• [EXERCISE PROMPT]:
A verbatim copy is needed of the lines from the one containing "Reproduce this chart with matplotlib." down to the one containing "bin_starts = list(range(0, 320, 10))", inclusive. Print it with no pictures.

• [STORED DATA]:

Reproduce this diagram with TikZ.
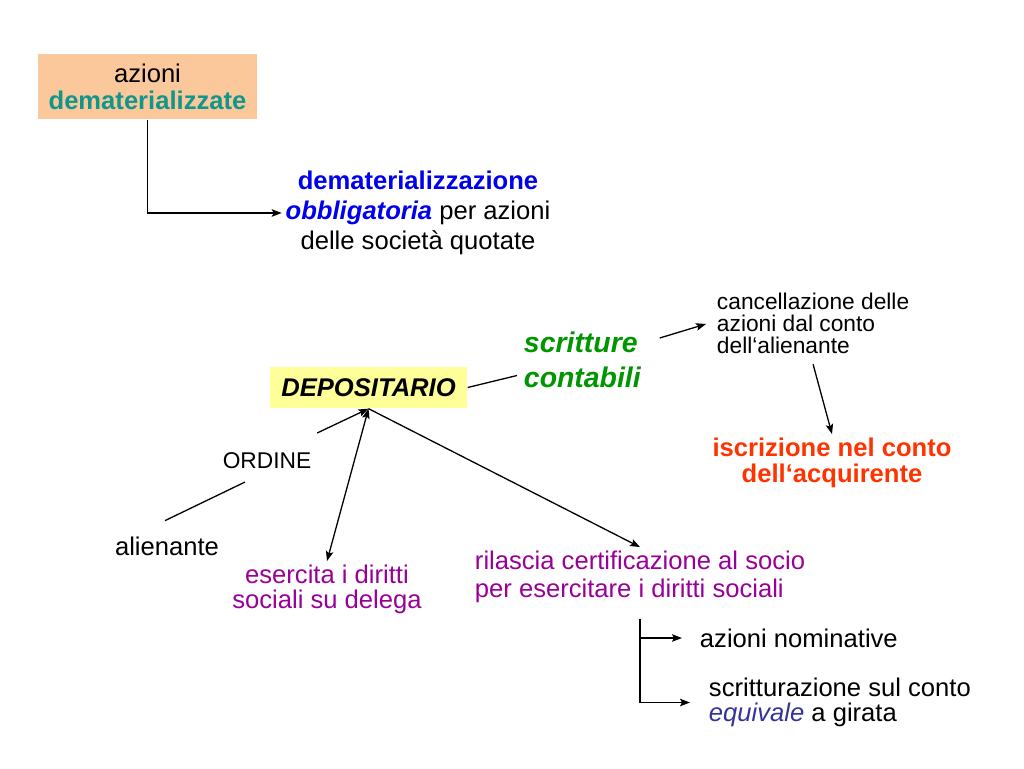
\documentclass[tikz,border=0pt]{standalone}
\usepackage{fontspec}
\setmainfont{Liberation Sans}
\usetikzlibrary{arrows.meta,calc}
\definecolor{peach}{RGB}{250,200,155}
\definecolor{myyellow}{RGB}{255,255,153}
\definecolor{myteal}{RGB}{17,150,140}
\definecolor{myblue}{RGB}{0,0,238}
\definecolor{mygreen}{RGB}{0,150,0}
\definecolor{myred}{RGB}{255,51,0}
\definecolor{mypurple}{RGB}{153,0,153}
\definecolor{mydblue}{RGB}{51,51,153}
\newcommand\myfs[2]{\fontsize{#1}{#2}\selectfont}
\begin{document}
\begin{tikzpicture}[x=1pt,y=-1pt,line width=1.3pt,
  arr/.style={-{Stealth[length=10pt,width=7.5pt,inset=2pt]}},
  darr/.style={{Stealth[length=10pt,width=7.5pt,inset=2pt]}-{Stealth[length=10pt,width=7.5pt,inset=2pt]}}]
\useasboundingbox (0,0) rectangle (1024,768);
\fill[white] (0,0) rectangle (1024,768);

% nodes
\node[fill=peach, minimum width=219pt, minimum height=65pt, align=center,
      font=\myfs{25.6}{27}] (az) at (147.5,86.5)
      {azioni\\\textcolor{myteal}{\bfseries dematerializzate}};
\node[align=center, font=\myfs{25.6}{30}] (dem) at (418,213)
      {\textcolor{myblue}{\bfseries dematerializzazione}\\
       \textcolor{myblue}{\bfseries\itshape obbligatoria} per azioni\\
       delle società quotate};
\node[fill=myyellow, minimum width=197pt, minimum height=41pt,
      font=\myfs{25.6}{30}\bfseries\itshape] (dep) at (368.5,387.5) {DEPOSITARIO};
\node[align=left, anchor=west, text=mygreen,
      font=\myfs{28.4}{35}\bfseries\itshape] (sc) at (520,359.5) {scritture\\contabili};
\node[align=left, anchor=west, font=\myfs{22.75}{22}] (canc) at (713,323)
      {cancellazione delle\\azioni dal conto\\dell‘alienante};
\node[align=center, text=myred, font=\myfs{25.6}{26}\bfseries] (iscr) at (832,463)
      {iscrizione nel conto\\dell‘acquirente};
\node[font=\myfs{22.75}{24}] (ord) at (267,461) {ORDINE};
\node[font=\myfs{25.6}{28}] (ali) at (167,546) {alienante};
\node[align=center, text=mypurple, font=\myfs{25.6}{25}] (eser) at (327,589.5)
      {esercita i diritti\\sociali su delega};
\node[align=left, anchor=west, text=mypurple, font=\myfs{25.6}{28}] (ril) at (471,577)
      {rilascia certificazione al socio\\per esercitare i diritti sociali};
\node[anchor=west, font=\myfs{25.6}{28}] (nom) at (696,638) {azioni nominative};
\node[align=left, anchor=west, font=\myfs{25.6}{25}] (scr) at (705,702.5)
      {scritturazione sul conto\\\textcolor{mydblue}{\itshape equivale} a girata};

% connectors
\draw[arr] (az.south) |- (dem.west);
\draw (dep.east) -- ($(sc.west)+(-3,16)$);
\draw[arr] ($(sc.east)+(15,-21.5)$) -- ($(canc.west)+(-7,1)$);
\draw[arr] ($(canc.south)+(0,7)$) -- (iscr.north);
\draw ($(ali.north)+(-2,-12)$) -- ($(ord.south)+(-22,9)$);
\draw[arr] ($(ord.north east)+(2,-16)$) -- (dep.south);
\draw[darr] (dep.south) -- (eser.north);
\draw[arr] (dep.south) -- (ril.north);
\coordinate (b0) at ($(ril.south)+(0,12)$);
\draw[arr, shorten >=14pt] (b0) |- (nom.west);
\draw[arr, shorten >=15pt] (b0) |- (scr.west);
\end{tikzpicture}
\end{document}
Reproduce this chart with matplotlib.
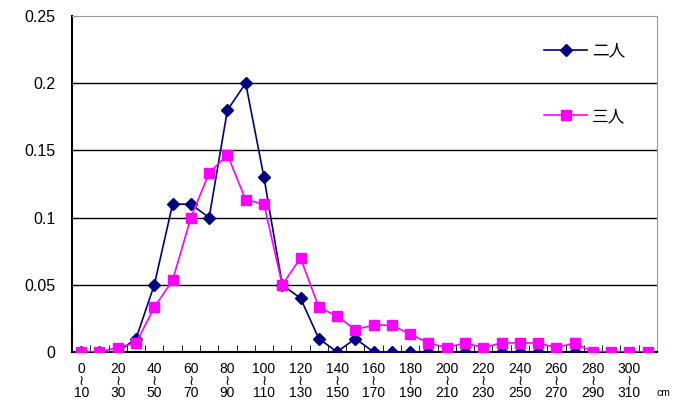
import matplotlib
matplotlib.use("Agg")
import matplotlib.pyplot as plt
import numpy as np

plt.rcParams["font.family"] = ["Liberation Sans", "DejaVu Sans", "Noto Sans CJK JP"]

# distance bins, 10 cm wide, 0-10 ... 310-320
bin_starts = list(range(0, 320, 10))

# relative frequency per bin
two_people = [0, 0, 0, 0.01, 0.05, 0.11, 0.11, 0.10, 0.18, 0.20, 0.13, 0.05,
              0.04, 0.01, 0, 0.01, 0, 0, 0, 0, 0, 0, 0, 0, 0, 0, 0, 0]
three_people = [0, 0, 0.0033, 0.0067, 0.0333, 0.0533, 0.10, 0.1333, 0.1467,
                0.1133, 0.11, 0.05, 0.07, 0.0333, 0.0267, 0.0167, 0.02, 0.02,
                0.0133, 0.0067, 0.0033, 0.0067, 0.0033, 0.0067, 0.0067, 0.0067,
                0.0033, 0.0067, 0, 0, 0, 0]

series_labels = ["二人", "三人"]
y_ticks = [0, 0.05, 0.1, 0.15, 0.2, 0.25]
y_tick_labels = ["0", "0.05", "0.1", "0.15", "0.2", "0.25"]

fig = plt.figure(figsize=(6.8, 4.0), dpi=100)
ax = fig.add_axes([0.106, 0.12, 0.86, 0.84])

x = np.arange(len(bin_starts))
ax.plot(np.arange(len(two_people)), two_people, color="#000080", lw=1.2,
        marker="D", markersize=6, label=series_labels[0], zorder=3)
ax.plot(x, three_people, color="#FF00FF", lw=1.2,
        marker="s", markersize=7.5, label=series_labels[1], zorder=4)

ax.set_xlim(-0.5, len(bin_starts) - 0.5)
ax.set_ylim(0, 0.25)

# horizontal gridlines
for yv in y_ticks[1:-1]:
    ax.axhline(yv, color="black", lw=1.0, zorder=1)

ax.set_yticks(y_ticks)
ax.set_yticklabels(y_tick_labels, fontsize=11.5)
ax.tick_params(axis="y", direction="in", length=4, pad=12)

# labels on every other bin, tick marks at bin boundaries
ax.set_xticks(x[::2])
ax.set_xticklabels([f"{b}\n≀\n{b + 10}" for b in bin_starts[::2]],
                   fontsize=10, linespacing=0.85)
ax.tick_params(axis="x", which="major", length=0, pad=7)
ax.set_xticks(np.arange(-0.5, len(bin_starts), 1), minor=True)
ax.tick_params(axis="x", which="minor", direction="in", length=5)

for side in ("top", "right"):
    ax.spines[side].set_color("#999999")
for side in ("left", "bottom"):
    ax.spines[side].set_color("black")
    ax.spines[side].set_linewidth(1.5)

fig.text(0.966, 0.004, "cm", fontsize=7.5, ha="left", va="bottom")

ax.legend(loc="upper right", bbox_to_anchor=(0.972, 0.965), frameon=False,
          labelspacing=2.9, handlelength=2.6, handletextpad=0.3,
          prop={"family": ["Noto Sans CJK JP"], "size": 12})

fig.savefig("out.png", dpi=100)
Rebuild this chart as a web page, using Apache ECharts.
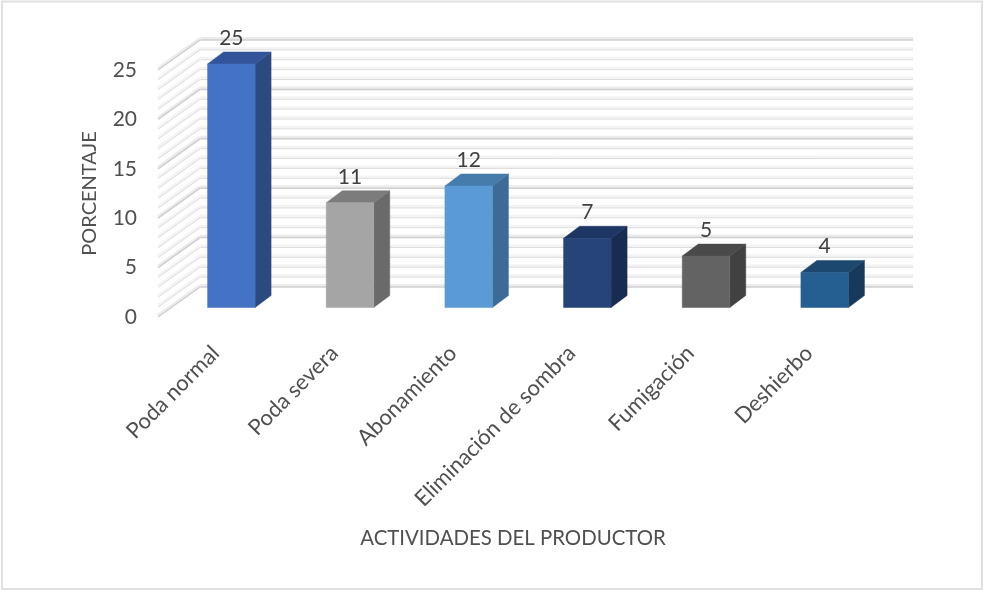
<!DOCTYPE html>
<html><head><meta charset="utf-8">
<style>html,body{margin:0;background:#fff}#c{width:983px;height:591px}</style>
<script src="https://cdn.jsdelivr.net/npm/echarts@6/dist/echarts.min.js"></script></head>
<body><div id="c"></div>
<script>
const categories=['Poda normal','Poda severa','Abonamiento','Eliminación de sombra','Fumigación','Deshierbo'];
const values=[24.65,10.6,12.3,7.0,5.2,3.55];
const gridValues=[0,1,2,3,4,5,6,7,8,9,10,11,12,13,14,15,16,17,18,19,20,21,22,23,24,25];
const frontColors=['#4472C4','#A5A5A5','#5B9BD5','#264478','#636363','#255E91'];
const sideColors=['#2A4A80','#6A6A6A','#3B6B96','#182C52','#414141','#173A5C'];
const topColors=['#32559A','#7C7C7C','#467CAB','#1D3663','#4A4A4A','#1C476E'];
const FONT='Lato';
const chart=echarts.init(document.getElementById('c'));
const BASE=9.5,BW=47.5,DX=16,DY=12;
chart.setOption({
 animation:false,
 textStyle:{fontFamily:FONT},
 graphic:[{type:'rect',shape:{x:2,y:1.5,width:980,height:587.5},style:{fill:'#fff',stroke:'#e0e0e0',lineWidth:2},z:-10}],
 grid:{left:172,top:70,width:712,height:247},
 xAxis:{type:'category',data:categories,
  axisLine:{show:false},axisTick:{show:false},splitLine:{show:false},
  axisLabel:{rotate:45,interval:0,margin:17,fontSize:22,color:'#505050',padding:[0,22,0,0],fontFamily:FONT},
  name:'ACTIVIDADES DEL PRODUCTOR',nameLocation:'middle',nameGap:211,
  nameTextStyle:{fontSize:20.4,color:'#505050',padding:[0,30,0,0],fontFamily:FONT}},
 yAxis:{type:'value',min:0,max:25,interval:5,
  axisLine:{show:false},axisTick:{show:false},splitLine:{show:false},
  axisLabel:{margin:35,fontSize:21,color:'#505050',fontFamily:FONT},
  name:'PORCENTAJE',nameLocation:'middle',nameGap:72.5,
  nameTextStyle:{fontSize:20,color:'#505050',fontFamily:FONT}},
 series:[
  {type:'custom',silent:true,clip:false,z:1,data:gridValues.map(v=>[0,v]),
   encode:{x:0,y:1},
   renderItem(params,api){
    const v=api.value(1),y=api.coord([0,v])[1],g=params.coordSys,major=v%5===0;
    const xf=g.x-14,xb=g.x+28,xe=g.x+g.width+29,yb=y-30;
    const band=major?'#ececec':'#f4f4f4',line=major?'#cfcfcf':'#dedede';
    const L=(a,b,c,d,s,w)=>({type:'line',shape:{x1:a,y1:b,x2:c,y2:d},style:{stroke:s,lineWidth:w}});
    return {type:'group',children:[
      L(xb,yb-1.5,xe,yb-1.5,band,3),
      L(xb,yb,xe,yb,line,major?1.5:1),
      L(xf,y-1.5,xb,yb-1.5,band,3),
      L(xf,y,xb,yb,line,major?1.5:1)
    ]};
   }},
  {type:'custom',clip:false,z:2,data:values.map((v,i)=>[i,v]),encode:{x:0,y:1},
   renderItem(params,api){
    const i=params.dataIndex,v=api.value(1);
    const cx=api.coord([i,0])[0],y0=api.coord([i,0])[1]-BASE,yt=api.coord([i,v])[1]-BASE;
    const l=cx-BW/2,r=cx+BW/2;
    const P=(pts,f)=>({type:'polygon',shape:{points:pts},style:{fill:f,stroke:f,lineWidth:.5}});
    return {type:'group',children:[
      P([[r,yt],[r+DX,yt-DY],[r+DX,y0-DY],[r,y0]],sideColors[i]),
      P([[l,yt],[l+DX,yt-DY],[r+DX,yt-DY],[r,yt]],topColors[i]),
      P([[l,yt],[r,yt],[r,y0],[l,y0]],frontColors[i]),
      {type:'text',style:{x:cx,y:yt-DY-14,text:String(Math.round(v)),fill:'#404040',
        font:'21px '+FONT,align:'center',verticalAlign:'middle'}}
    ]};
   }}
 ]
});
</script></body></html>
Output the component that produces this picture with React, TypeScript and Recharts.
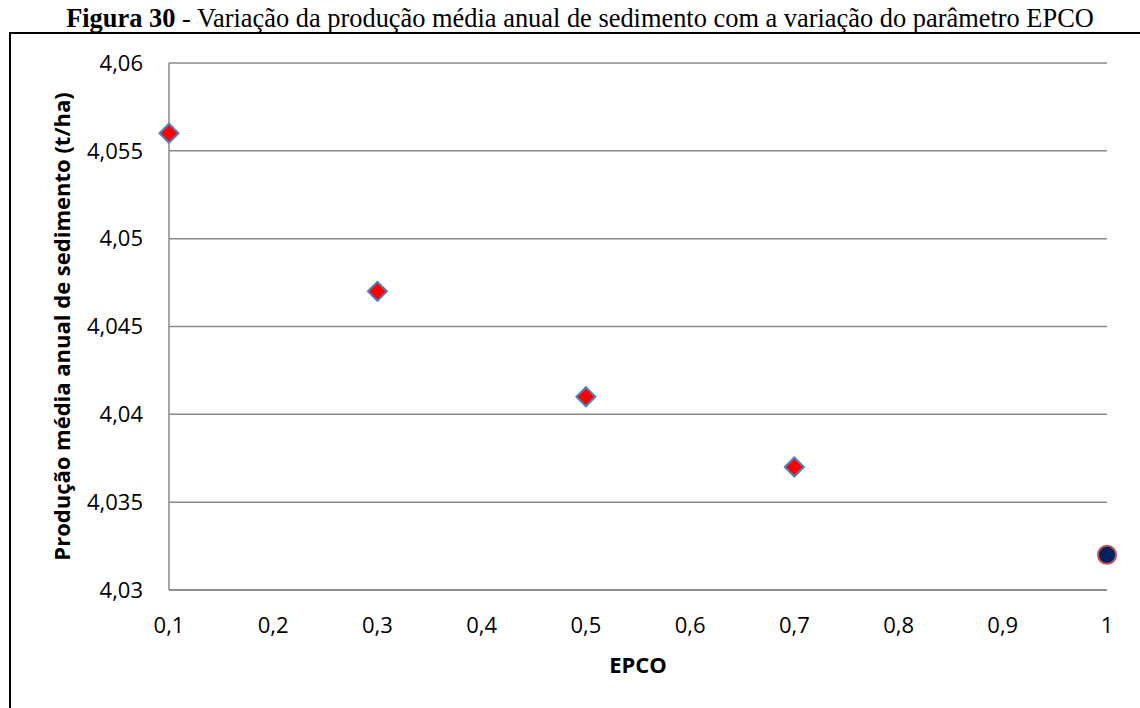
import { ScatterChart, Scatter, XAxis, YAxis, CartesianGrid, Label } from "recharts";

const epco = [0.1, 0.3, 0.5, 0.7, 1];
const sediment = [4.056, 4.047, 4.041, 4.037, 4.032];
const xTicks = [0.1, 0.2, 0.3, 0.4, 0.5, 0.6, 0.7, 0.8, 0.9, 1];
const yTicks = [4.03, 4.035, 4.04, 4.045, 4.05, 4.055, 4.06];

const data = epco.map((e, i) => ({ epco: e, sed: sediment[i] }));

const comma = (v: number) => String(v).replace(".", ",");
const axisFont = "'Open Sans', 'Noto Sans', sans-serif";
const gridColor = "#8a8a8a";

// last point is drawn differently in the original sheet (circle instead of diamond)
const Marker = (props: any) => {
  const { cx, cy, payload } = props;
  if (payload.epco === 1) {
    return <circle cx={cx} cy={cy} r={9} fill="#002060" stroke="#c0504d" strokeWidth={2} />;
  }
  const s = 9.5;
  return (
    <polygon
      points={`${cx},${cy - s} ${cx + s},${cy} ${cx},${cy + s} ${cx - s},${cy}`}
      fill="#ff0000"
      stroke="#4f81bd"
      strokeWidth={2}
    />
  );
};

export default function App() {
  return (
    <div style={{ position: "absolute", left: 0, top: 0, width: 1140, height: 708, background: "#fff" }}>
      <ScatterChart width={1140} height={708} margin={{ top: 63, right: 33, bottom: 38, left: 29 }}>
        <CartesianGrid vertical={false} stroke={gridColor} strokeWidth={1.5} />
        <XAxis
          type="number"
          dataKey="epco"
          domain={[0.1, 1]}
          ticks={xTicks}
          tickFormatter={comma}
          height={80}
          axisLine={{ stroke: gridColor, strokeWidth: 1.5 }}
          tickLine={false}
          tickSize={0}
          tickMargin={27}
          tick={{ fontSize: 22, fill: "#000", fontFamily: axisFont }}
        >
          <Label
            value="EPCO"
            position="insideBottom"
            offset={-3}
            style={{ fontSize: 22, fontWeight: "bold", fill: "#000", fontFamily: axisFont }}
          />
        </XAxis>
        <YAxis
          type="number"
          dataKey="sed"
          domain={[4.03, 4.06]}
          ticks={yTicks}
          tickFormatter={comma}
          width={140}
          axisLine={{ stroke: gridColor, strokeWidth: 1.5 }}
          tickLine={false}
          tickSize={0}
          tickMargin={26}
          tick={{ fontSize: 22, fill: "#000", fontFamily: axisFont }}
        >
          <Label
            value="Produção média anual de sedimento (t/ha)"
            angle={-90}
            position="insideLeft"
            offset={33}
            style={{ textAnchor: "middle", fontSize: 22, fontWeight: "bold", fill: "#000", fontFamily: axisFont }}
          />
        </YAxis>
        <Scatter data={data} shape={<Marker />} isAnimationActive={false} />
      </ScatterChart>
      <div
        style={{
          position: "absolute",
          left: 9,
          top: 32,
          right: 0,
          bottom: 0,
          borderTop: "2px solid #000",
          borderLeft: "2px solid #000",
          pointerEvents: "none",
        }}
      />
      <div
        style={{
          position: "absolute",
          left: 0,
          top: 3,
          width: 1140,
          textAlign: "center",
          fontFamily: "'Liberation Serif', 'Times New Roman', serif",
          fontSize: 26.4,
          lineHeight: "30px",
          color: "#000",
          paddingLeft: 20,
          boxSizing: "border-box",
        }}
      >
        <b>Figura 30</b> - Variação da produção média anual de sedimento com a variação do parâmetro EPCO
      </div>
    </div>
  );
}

• [ANSWER TO THIS EXERCISE]:
Reproduce this chart with matplotlib.
import matplotlib
matplotlib.use("Agg")
import matplotlib.pyplot as plt
import numpy as np

plt.rcParams["font.family"] = ["Liberation Sans", "DejaVu Sans", "Noto Sans CJK JP"]

# distance bins, 10 cm wide, 0-10 ... 310-320
bin_starts = list(range(0, 320, 10))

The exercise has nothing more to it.